> [Exercise description] Below are the records; extract from them the line containing "Reproduce this chart with D3.js." to the line containing "1400, 1600, 1800];", both lines included, exactly and with no pictures.

┏━━

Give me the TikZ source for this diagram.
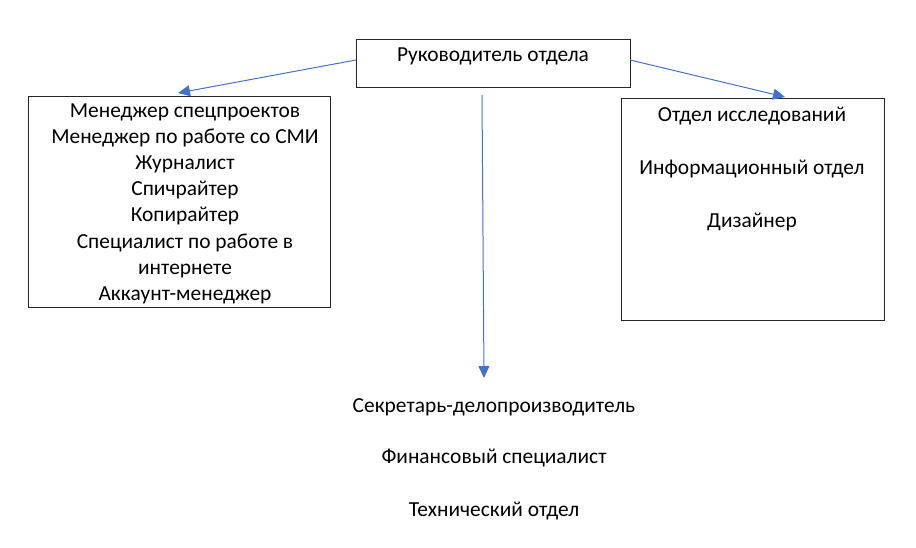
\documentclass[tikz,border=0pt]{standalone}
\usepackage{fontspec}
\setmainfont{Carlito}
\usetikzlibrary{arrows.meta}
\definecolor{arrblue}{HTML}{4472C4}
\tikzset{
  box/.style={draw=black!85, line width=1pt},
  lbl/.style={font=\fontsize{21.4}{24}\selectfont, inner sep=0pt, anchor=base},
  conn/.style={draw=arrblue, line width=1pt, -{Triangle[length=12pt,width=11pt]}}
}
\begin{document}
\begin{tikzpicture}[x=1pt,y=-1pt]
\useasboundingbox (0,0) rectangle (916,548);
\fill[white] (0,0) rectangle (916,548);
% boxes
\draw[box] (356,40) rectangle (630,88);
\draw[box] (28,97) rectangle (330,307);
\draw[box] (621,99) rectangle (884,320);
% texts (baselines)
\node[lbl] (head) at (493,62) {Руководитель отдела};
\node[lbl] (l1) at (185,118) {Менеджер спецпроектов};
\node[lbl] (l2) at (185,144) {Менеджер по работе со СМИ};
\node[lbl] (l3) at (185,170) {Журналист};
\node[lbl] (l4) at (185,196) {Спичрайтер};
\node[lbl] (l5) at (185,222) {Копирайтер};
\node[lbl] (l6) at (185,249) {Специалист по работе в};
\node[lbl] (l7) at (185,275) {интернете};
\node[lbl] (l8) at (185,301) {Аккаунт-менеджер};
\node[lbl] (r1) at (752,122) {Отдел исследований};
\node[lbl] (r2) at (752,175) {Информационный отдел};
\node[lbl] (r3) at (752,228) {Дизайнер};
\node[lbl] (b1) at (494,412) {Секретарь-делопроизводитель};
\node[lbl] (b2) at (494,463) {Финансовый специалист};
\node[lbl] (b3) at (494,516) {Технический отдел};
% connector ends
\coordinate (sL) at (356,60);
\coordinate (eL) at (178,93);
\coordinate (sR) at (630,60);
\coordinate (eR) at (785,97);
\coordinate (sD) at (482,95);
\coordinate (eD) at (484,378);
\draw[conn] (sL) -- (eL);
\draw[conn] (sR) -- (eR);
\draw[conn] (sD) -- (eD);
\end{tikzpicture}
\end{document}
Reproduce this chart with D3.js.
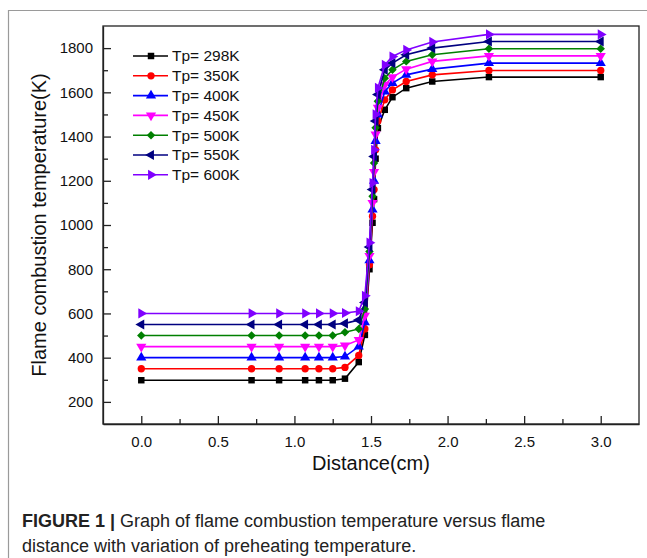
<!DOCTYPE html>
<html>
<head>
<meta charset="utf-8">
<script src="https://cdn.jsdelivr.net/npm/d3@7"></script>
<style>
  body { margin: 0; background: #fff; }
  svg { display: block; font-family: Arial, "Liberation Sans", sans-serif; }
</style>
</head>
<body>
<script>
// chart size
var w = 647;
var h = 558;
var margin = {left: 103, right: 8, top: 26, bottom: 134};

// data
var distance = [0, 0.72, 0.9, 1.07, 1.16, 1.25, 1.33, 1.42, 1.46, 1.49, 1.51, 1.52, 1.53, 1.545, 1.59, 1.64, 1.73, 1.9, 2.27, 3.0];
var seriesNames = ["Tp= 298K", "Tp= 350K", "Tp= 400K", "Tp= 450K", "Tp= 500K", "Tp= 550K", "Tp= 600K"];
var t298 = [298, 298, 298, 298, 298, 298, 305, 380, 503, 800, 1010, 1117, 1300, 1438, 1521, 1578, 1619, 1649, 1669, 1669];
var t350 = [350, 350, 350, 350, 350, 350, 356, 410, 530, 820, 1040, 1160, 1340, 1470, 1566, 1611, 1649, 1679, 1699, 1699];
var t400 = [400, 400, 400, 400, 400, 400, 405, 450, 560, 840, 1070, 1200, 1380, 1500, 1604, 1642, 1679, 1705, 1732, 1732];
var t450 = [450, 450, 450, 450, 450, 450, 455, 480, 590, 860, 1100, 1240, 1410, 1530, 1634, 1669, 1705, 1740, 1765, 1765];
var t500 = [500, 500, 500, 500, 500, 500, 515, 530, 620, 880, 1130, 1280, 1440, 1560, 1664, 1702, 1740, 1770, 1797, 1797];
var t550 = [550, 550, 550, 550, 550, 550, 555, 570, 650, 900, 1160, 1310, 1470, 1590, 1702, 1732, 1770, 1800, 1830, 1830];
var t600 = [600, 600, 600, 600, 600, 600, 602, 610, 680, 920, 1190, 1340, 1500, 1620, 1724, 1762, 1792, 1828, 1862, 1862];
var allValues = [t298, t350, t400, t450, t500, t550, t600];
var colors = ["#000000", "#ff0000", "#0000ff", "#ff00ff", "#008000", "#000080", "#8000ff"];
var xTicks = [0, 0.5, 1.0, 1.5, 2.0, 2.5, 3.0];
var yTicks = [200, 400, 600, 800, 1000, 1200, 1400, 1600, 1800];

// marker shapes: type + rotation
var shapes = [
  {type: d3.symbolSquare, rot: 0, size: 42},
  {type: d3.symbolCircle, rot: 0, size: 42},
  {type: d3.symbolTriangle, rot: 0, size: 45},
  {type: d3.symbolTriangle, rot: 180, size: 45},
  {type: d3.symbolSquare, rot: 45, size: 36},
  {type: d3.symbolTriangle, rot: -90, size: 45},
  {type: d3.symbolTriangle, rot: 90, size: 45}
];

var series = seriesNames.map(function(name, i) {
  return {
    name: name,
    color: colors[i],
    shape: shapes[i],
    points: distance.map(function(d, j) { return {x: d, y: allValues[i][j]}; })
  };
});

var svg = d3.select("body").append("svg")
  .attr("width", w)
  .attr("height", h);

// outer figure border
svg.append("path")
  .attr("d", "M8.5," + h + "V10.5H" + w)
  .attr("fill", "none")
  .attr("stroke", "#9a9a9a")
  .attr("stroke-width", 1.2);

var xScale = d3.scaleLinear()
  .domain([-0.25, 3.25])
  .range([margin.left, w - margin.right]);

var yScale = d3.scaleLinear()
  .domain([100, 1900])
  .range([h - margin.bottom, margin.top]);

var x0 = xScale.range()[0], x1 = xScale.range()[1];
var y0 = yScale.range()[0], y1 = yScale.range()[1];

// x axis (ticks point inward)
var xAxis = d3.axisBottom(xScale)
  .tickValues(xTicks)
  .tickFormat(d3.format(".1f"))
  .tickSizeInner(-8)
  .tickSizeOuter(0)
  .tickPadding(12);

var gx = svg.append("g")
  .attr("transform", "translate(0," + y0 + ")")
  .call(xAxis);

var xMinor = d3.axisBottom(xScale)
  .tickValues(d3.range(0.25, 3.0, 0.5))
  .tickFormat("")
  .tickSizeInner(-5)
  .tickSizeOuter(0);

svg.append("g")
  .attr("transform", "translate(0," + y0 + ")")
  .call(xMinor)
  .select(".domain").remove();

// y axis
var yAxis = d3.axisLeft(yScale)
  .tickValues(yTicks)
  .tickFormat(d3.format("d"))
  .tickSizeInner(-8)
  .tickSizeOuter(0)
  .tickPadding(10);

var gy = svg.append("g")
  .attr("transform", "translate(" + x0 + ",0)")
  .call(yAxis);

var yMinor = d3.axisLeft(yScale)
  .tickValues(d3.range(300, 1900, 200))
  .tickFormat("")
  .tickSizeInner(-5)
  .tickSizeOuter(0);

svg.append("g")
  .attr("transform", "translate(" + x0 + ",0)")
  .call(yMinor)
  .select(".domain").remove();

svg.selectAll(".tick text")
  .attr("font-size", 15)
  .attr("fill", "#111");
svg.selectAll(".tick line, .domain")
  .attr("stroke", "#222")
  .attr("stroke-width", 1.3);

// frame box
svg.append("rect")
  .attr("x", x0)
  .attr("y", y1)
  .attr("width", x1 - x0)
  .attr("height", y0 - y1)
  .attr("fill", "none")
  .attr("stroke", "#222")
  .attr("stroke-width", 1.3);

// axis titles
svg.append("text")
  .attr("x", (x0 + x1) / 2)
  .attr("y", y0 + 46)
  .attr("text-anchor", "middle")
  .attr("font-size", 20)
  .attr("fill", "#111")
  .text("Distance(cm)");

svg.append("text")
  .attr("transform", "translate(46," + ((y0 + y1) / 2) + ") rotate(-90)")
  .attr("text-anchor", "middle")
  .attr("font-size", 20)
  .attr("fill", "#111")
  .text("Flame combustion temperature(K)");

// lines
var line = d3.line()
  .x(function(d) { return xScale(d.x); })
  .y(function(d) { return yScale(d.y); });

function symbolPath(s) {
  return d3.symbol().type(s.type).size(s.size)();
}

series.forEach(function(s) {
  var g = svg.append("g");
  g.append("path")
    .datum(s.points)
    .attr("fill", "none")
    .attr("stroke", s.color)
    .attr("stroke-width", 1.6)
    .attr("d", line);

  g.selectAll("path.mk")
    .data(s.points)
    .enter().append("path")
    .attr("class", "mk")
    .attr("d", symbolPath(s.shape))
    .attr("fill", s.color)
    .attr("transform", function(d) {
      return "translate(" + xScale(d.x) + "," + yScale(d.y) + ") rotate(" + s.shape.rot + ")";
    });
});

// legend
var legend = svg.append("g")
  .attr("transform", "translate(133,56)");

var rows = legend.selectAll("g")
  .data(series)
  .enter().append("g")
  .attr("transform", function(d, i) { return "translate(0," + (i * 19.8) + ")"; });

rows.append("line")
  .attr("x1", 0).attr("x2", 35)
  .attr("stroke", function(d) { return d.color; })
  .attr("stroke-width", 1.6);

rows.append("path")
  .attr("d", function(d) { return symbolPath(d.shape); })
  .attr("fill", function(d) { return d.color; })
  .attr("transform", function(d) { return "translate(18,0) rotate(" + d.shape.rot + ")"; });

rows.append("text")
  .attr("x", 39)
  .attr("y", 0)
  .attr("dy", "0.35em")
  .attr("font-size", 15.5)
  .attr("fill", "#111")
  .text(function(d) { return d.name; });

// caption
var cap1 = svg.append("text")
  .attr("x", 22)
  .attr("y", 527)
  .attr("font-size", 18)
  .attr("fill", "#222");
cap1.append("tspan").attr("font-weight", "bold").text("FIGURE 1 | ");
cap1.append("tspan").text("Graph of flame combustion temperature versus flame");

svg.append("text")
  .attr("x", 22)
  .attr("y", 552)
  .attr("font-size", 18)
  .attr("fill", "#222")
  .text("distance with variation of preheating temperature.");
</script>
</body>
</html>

┗━━

> [Answer below]
Reproduce this chart with D3.js.
<!DOCTYPE html>
<html>
<head>
<meta charset="utf-8">
<script src="https://cdn.jsdelivr.net/npm/d3@7"></script>
<style>
  body { margin: 0; background: #fff; }
  svg { display: block; font-family: Arial, "Liberation Sans", sans-serif; }
</style>
</head>
<body>
<script>
// chart size
var w = 647;
var h = 558;
var margin = {left: 103, right: 8, top: 26, bottom: 134};

// data
var distance = [0, 0.72, 0.9, 1.07, 1.16, 1.25, 1.33, 1.42, 1.46, 1.49, 1.51, 1.52, 1.53, 1.545, 1.59, 1.64, 1.73, 1.9, 2.27, 3.0];
var seriesNames = ["Tp= 298K", "Tp= 350K", "Tp= 400K", "Tp= 450K", "Tp= 500K", "Tp= 550K", "Tp= 600K"];
var t298 = [298, 298, 298, 298, 298, 298, 305, 380, 503, 800, 1010, 1117, 1300, 1438, 1521, 1578, 1619, 1649, 1669, 1669];
var t350 = [350, 350, 350, 350, 350, 350, 356, 410, 530, 820, 1040, 1160, 1340, 1470, 1566, 1611, 1649, 1679, 1699, 1699];
var t400 = [400, 400, 400, 400, 400, 400, 405, 450, 560, 840, 1070, 1200, 1380, 1500, 1604, 1642, 1679, 1705, 1732, 1732];
var t450 = [450, 450, 450, 450, 450, 450, 455, 480, 590, 860, 1100, 1240, 1410, 1530, 1634, 1669, 1705, 1740, 1765, 1765];
var t500 = [500, 500, 500, 500, 500, 500, 515, 530, 620, 880, 1130, 1280, 1440, 1560, 1664, 1702, 1740, 1770, 1797, 1797];
var t550 = [550, 550, 550, 550, 550, 550, 555, 570, 650, 900, 1160, 1310, 1470, 1590, 1702, 1732, 1770, 1800, 1830, 1830];
var t600 = [600, 600, 600, 600, 600, 600, 602, 610, 680, 920, 1190, 1340, 1500, 1620, 1724, 1762, 1792, 1828, 1862, 1862];
var allValues = [t298, t350, t400, t450, t500, t550, t600];
var colors = ["#000000", "#ff0000", "#0000ff", "#ff00ff", "#008000", "#000080", "#8000ff"];
var xTicks = [0, 0.5, 1.0, 1.5, 2.0, 2.5, 3.0];
var yTicks = [200, 400, 600, 800, 1000, 1200, 1400, 1600, 1800];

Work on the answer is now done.